What you need to do: Set down each line of the material that follows, exactly, with no pictures.

++++ Information provided

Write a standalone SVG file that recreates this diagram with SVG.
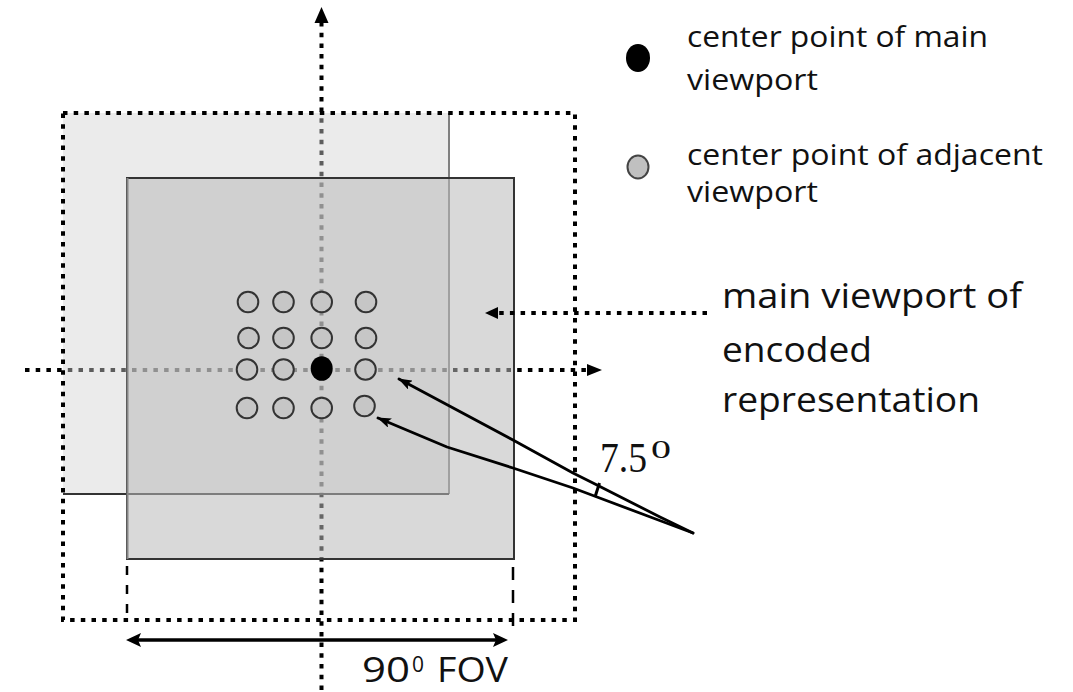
<svg xmlns="http://www.w3.org/2000/svg" width="1073" height="692" viewBox="0 0 1073 692">
<style>
.dot{fill:none;stroke:#000;stroke-width:4;stroke-dasharray:4.5 6.2}
.adj{fill:#c6c6c6;stroke:#333;stroke-width:2}
.txt{font-family:"Open Sans","Liberation Sans",sans-serif;fill:#111}
.srf{font-family:"Liberation Serif",serif;fill:#111}
.ptr{fill:none;stroke:#000;stroke-width:2.8;stroke-linejoin:round;stroke-linecap:round}
.head{fill:#000}
</style>
<defs>
<marker id="ptrhead" viewBox="0 0 14 10" refX="13" refY="5" markerWidth="14" markerHeight="10" markerUnits="userSpaceOnUse" orient="auto">
<path d="M0,0 L14,5 L0,10 L3,5 z" fill="#000"/>
</marker>
</defs>
<rect width="1073" height="692" fill="#fff"/>

<g id="axes">
<line class="dot" x1="321.5" y1="22" x2="321.5" y2="692"/>
<line class="dot" x1="25" y1="370" x2="588" y2="370"/>
<path class="head" d="M321.5,7 L328.5,23 L314.5,23 z"/>
<path class="head" d="M602,370 L587,364 L587,376 z"/>
</g>

<g id="light-viewport">
<rect x="63" y="113" width="386" height="381" fill="#d2d2d2" fill-opacity="0.444"/>
<line x1="449" y1="113" x2="449" y2="494" stroke="#808080" stroke-width="2"/>
<line x1="63" y1="494" x2="449" y2="494" stroke="#333" stroke-width="2"/>
</g>

<g id="main-viewport">
<rect x="127" y="178" width="387" height="381" fill="#bababa" fill-opacity="0.55" stroke="#333" stroke-width="2"/>
<line x1="127.5" y1="178" x2="127.5" y2="559" stroke="#858585" stroke-width="2"/>
</g>

<g id="outer-bound">
<rect class="dot" x="63" y="113" width="512" height="507"/>
</g>

<g id="adjacent-points">
<circle class="adj" cx="248" cy="302" r="10.3"/>
<circle class="adj" cx="283.5" cy="302" r="10.3"/>
<circle class="adj" cx="321.7" cy="302" r="10.3"/>
<circle class="adj" cx="366" cy="302" r="10.3"/>
<circle class="adj" cx="248.5" cy="338" r="10.3"/>
<circle class="adj" cx="283.5" cy="338" r="10.3"/>
<circle class="adj" cx="321.7" cy="338" r="10.3"/>
<circle class="adj" cx="366" cy="338" r="10.3"/>
<circle class="adj" cx="247" cy="369.5" r="10.3"/>
<circle class="adj" cx="283.5" cy="369.5" r="10.3"/>
<circle class="adj" cx="365.5" cy="369.5" r="10.3"/>
<circle class="adj" cx="247" cy="408" r="10.3"/>
<circle class="adj" cx="283.5" cy="408" r="10.3"/>
<circle class="adj" cx="321.7" cy="408" r="10.3"/>
<circle class="adj" cx="364.5" cy="406" r="10.3"/>
</g>

<g id="main-point">
<ellipse cx="321.7" cy="368.5" rx="11" ry="12.3" fill="#000"/>
</g>

<g id="connectors">
<line class="dot" x1="707" y1="313" x2="497" y2="313"/>
<path class="head" d="M485,313 L498,307 L498,319 z"/>
<polyline class="ptr" points="693,533 660,517 593,483 573,473 513,440 399,379" marker-end="url(#ptrhead)"/>
<polyline class="ptr" points="693,533 653,518 597,497 573,488 513,468 447,447 378,418" marker-end="url(#ptrhead)"/>
<line x1="599.5" y1="483" x2="595" y2="497" stroke="#000" stroke-width="3"/>
<line x1="127" y1="566" x2="127" y2="621" stroke="#000" stroke-width="2.5" stroke-dasharray="9 10"/>
<line x1="513" y1="567" x2="513" y2="632" stroke="#000" stroke-width="2.5" stroke-dasharray="13 10"/>
<line x1="138" y1="640" x2="496" y2="640" stroke="#000" stroke-width="3.5"/>
<path class="head" d="M126,640 L141,633 L138,640 L141,647 z"/>
<path class="head" d="M508,640 L493,633 L496,640 L493,647 z"/>
</g>

<g id="legend">
<ellipse cx="638" cy="58" rx="12" ry="14" fill="#000"/>
<text class="txt" x="687" y="47" font-size="29" textLength="301" lengthAdjust="spacingAndGlyphs">center point of main</text>
<text class="txt" x="687" y="90" font-size="29" textLength="131" lengthAdjust="spacingAndGlyphs">viewport</text>
<ellipse cx="638" cy="167" rx="10.5" ry="11.5" fill="#c0c0c0" stroke="#444" stroke-width="2"/>
<text class="txt" x="687" y="165" font-size="29" textLength="356" lengthAdjust="spacingAndGlyphs">center point of adjacent</text>
<text class="txt" x="687" y="202" font-size="29" textLength="131" lengthAdjust="spacingAndGlyphs">viewport</text>
</g>

<g id="viewport-label">
<text class="txt" x="722" y="308" font-size="35" textLength="300" lengthAdjust="spacingAndGlyphs">main viewport of</text>
<text class="txt" x="722" y="362" font-size="35" textLength="150" lengthAdjust="spacingAndGlyphs">encoded</text>
<text class="txt" x="722" y="412" font-size="35" textLength="258" lengthAdjust="spacingAndGlyphs">representation</text>
</g>

<g id="angle-label">
<text class="srf" x="600" y="472" font-size="42" textLength="47" lengthAdjust="spacingAndGlyphs">7.5</text>
<text class="srf" x="651" y="458" font-size="26" textLength="20" lengthAdjust="spacingAndGlyphs">0</text>
</g>

<g id="fov-label">
<text class="txt" x="362" y="682" font-size="35" textLength="48" lengthAdjust="spacingAndGlyphs">90</text>
<text class="txt" x="412" y="672" font-size="21" textLength="12" lengthAdjust="spacingAndGlyphs">0</text>
<text class="txt" x="437" y="682" font-size="35" textLength="71" lengthAdjust="spacingAndGlyphs">FOV</text>
</g>
</svg>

++++++++

Solved exercise:
Write a standalone SVG file that recreates this diagram with SVG.
<svg xmlns="http://www.w3.org/2000/svg" width="1073" height="692" viewBox="0 0 1073 692">
<style>
.dot{fill:none;stroke:#000;stroke-width:4;stroke-dasharray:4.5 6.2}
.adj{fill:#c6c6c6;stroke:#333;stroke-width:2}
.txt{font-family:"Open Sans","Liberation Sans",sans-serif;fill:#111}
.srf{font-family:"Liberation Serif",serif;fill:#111}
.ptr{fill:none;stroke:#000;stroke-width:2.8;stroke-linejoin:round;stroke-linecap:round}
.head{fill:#000}
</style>
<defs>
<marker id="ptrhead" viewBox="0 0 14 10" refX="13" refY="5" markerWidth="14" markerHeight="10" markerUnits="userSpaceOnUse" orient="auto">
<path d="M0,0 L14,5 L0,10 L3,5 z" fill="#000"/>
</marker>
</defs>
<rect width="1073" height="692" fill="#fff"/>

<g id="axes">
<line class="dot" x1="321.5" y1="22" x2="321.5" y2="692"/>
<line class="dot" x1="25" y1="370" x2="588" y2="370"/>
<path class="head" d="M321.5,7 L328.5,23 L314.5,23 z"/>
<path class="head" d="M602,370 L587,364 L587,376 z"/>
</g>

<g id="light-viewport">
<rect x="63" y="113" width="386" height="381" fill="#d2d2d2" fill-opacity="0.444"/>
<line x1="449" y1="113" x2="449" y2="494" stroke="#808080" stroke-width="2"/>
<line x1="63" y1="494" x2="449" y2="494" stroke="#333" stroke-width="2"/>
</g>

<g id="main-viewport">
<rect x="127" y="178" width="387" height="381" fill="#bababa" fill-opacity="0.55" stroke="#333" stroke-width="2"/>
<line x1="127.5" y1="178" x2="127.5" y2="559" stroke="#858585" stroke-width="2"/>
</g>

<g id="outer-bound">
<rect class="dot" x="63" y="113" width="512" height="507"/>
</g>

<g id="adjacent-points">
<circle class="adj" cx="248" cy="302" r="10.3"/>
<circle class="adj" cx="283.5" cy="302" r="10.3"/>
<circle class="adj" cx="321.7" cy="302" r="10.3"/>
<circle class="adj" cx="366" cy="302" r="10.3"/>
<circle class="adj" cx="248.5" cy="338" r="10.3"/>
<circle class="adj" cx="283.5" cy="338" r="10.3"/>
<circle class="adj" cx="321.7" cy="338" r="10.3"/>
<circle class="adj" cx="366" cy="338" r="10.3"/>
<circle class="adj" cx="247" cy="369.5" r="10.3"/>
<circle class="adj" cx="283.5" cy="369.5" r="10.3"/>
<circle class="adj" cx="365.5" cy="369.5" r="10.3"/>
<circle class="adj" cx="247" cy="408" r="10.3"/>
<circle class="adj" cx="283.5" cy="408" r="10.3"/>
<circle class="adj" cx="321.7" cy="408" r="10.3"/>
<circle class="adj" cx="364.5" cy="406" r="10.3"/>
</g>

<g id="main-point">
<ellipse cx="321.7" cy="368.5" rx="11" ry="12.3" fill="#000"/>
</g>

<g id="connectors">
<line class="dot" x1="707" y1="313" x2="497" y2="313"/>
<path class="head" d="M485,313 L498,307 L498,319 z"/>
<polyline class="ptr" points="693,533 660,517 593,483 573,473 513,440 399,379" marker-end="url(#ptrhead)"/>
<polyline class="ptr" points="693,533 653,518 597,497 573,488 513,468 447,447 378,418" marker-end="url(#ptrhead)"/>
<line x1="599.5" y1="483" x2="595" y2="497" stroke="#000" stroke-width="3"/>
<line x1="127" y1="566" x2="127" y2="621" stroke="#000" stroke-width="2.5" stroke-dasharray="9 10"/>
<line x1="513" y1="567" x2="513" y2="632" stroke="#000" stroke-width="2.5" stroke-dasharray="13 10"/>
<line x1="138" y1="640" x2="496" y2="640" stroke="#000" stroke-width="3.5"/>
<path class="head" d="M126,640 L141,633 L138,640 L141,647 z"/>
<path class="head" d="M508,640 L493,633 L496,640 L493,647 z"/>
</g>

<g id="legend">
<ellipse cx="638" cy="58" rx="12" ry="14" fill="#000"/>
<text class="txt" x="687" y="47" font-size="29" textLength="301" lengthAdjust="spacingAndGlyphs">center point of main</text>
<text class="txt" x="687" y="90" font-size="29" textLength="131" lengthAdjust="spacingAndGlyphs">viewport</text>
<ellipse cx="638" cy="167" rx="10.5" ry="11.5" fill="#c0c0c0" stroke="#444" stroke-width="2"/>
<text class="txt" x="687" y="165" font-size="29" textLength="356" lengthAdjust="spacingAndGlyphs">center point of adjacent</text>
<text class="txt" x="687" y="202" font-size="29" textLength="131" lengthAdjust="spacingAndGlyphs">viewport</text>
</g>

<g id="viewport-label">
<text class="txt" x="722" y="308" font-size="35" textLength="300" lengthAdjust="spacingAndGlyphs">main viewport of</text>
<text class="txt" x="722" y="362" font-size="35" textLength="150" lengthAdjust="spacingAndGlyphs">encoded</text>
<text class="txt" x="722" y="412" font-size="35" textLength="258" lengthAdjust="spacingAndGlyphs">representation</text>
</g>

<g id="angle-label">
<text class="srf" x="600" y="472" font-size="42" textLength="47" lengthAdjust="spacingAndGlyphs">7.5</text>
<text class="srf" x="651" y="458" font-size="26" textLength="20" lengthAdjust="spacingAndGlyphs">0</text>
</g>

<g id="fov-label">
<text class="txt" x="362" y="682" font-size="35" textLength="48" lengthAdjust="spacingAndGlyphs">90</text>
<text class="txt" x="412" y="672" font-size="21" textLength="12" lengthAdjust="spacingAndGlyphs">0</text>
<text class="txt" x="437" y="682" font-size="35" textLength="71" lengthAdjust="spacingAndGlyphs">FOV</text>
</g>
</svg>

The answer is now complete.